The Codex Sassoon also boasts a captivating story. Copied out by a scribe somewhere in the Levant in the late 9th or early 10th century, it was housed in a synagogue in present-day Syria until the site’s destruction in the 14th century. The Bible then disappeared for 600 years. When it reappeared in Frankfurt in 1929, it was purchased by bibliophile David Solomon Sassoon for £350 (roughly $65,000 today) after whom the text is named. Sassoon claimed it dated to the 10th century, which would have made it among the oldest complete Bibles, and recent carbon-dating by the seller, Jacqui Safra, supports the estimation.

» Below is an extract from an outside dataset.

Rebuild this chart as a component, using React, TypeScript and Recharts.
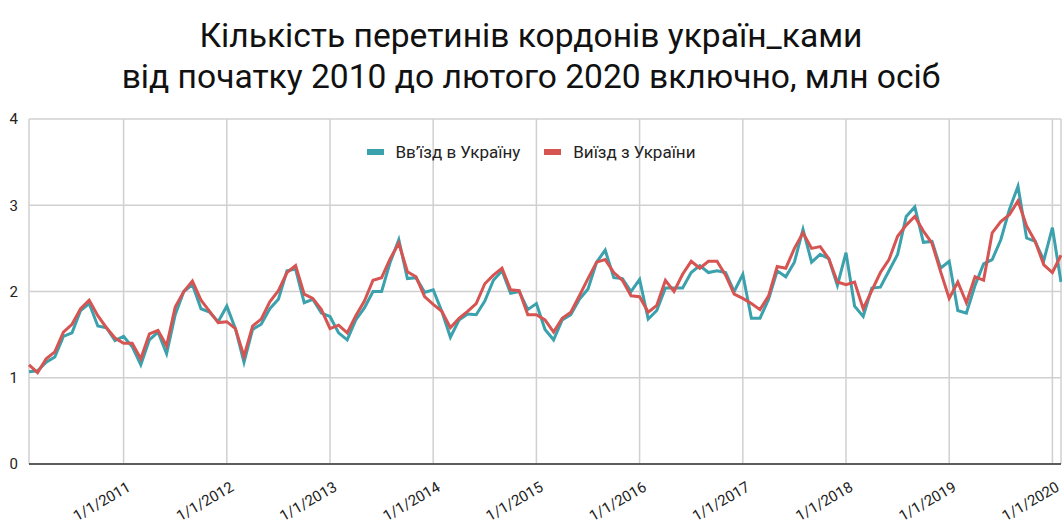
import React from "react";
import { LineChart, Line, XAxis, YAxis, CartesianGrid } from "recharts";

// monthly values, Jan 2010 .. Jan 2020, million persons
const entryByYear: number[][] = [
  [1.07, 1.08, 1.18, 1.24, 1.48, 1.52, 1.78, 1.86, 1.6, 1.58, 1.43, 1.48],
  [1.36, 1.15, 1.44, 1.53, 1.28, 1.73, 2.0, 2.08, 1.8, 1.76, 1.65, 1.83],
  [1.57, 1.18, 1.56, 1.62, 1.8, 1.91, 2.24, 2.26, 1.87, 1.91, 1.75, 1.71],
  [1.52, 1.44, 1.67, 1.81, 2.0, 2.0, 2.34, 2.6, 2.15, 2.16, 1.99, 2.02],
  [1.77, 1.47, 1.67, 1.74, 1.73, 1.89, 2.13, 2.24, 1.98, 2.0, 1.79, 1.86],
  [1.56, 1.44, 1.67, 1.73, 1.91, 2.03, 2.34, 2.48, 2.16, 2.15, 2.0, 2.14],
  [1.68, 1.78, 2.04, 2.04, 2.04, 2.22, 2.3, 2.22, 2.24, 2.22, 2.0, 2.2],
  [1.69, 1.69, 1.91, 2.24, 2.17, 2.34, 2.72, 2.34, 2.43, 2.38, 2.07, 2.45],
  [1.83, 1.71, 2.04, 2.05, 2.24, 2.43, 2.87, 2.98, 2.57, 2.58, 2.27, 2.35],
  [1.78, 1.75, 2.07, 2.32, 2.37, 2.6, 2.95, 3.22, 2.62, 2.58, 2.36, 2.74],
  [2.11],
];

const exitByYear: number[][] = [
  [1.15, 1.06, 1.22, 1.3, 1.53, 1.62, 1.8, 1.9, 1.72, 1.58, 1.46, 1.4],
  [1.4, 1.22, 1.51, 1.55, 1.37, 1.82, 2.0, 2.12, 1.9, 1.77, 1.64, 1.65],
  [1.57, 1.25, 1.6, 1.68, 1.88, 2.01, 2.22, 2.3, 1.97, 1.92, 1.79, 1.57],
  [1.61, 1.52, 1.72, 1.89, 2.13, 2.16, 2.38, 2.56, 2.23, 2.17, 1.94, 1.85],
  [1.77, 1.58, 1.69, 1.77, 1.86, 2.09, 2.19, 2.27, 2.02, 2.01, 1.73, 1.73],
  [1.67, 1.53, 1.69, 1.76, 1.95, 2.15, 2.34, 2.37, 2.22, 2.13, 1.95, 1.94],
  [1.76, 1.84, 2.13, 2.0, 2.2, 2.35, 2.27, 2.35, 2.35, 2.19, 1.97, 1.92],
  [1.86, 1.79, 1.95, 2.29, 2.27, 2.5, 2.68, 2.5, 2.52, 2.38, 2.11, 2.08],
  [2.11, 1.8, 2.01, 2.22, 2.37, 2.64, 2.77, 2.87, 2.7, 2.56, 2.23, 1.92],
  [2.11, 1.87, 2.17, 2.13, 2.68, 2.81, 2.89, 3.05, 2.76, 2.58, 2.31, 2.22],
  [2.42],
];

const years = [2010, 2011, 2012, 2013, 2014, 2015, 2016, 2017, 2018, 2019, 2020];
const tickLabels = ["1/1/2011", "1/1/2012", "1/1/2013", "1/1/2014", "1/1/2015", "1/1/2016", "1/1/2017", "1/1/2018", "1/1/2019", "1/1/2020"];
const yTicks = [0, 1, 2, 3, 4];

const ENTRY = "Вв’їзд в Україну";
const EXIT = "Виїзд з України";
const TEAL = "#3aa1ad";
const RED = "#d65451";

// points sit at month ends, so Jan 1 of year N lines up with Dec of N-1
const data = years.flatMap((y, yi) =>
  entryByYear[yi].map((v, m) => ({
    idx: yi * 12 + m,
    month: `${m + 1}/${y}`,
    entry: v,
    exit: exitByYear[yi][m],
  })),
);
const xTicks = tickLabels.map((_, i) => i * 12 + 11);

const XTick = (props: any) => {
  const { x, y, payload } = props;
  const label = tickLabels[(payload.value - 11) / 12];
  const ax = x + 8;
  const ay = y + 18;
  return (
    <text x={ax} y={ay} transform={`rotate(-30 ${ax} ${ay})`} textAnchor="end" fontSize={15} fill="#222">
      {label}
    </text>
  );
};

const LegendBox = () => (
  <div
    style={{
      position: "absolute",
      top: 142,
      left: 0,
      width: 1062,
      display: "flex",
      justifyContent: "center",
      gap: 24,
      fontSize: 17,
      color: "#222",
    }}
  >
    {[
      [ENTRY, TEAL],
      [EXIT, RED],
    ].map(([name, c]) => (
      <div key={name} style={{ display: "flex", alignItems: "center" }}>
        <span style={{ width: 17, height: 6, background: c, marginRight: 12, display: "inline-block" }} />
        {name}
      </div>
    ))}
  </div>
);

export default function App() {
  return (
    <div style={{ position: "absolute", left: 0, top: 0, width: 1062, height: 521, background: "#fff", fontFamily: "Roboto, 'Noto Sans', sans-serif" }}>
      <div style={{ position: "absolute", top: 15, left: 0, width: 1062, textAlign: "center", fontSize: 33.6, lineHeight: "41px", color: "#111" }}>
        Кількість перетинів кордонів україн_ками
        <br />
        від початку 2010 до лютого 2020 включно, млн осіб
      </div>
      <LineChart width={1062} height={521} data={data} margin={{ top: 119, right: 1, bottom: 0, left: 0 }}>
        <CartesianGrid stroke="#d0d0d0" strokeWidth={1.5} />
        <XAxis
          dataKey="idx"
          type="number"
          domain={[0, 120]}
          ticks={xTicks}
          interval={0}
          height={57}
          tick={<XTick />}
          tickLine={false}
          axisLine={{ stroke: "#333", strokeWidth: 1.5 }}
        />
        <YAxis
          domain={[0, 4]}
          ticks={yTicks}
          width={29}
          axisLine={false}
          tickLine={false}
          tick={{ fontSize: 15, fill: "#222", dx: -3 }}
          tickMargin={2}
        />
        <Line name={ENTRY} dataKey="entry" stroke={TEAL} strokeWidth={3} dot={false} isAnimationActive={false} />
        <Line name={EXIT} dataKey="exit" stroke={RED} strokeWidth={3} dot={false} isAnimationActive={false} />
      </LineChart>
      <LegendBox />
    </div>
  );
}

“Now that the Codex has been definitively dated as the earliest, most complete text of its kind, it stands as a critical link from the ancient Hebrew oral tradition to the modern,” Richard Austin, Sotheby’s Global Head of Books & Manuscripts, said in a statement. “The Codex has an incomparable presence and gravitas that can only be borne from more than 1,000 years of history.”
The Codex Sassoon comprises 24 books divided into three parts and, unlike Torah scrolls, includes vowel points and accent marks which serve to indicate Hebrew pronunciation and sentence flow. The further presence of annotations, commentary, and ownership records makes the text valuable in studying the linkages between Jewish oral traditions and the modern Hebrew Bible.
The Bible has only been on public display once, at London’s British Museum in 1982, but prior to hitting the auction block in late spring, will be shown in Tel Aviv, Dallas, Los Angeles, and New York.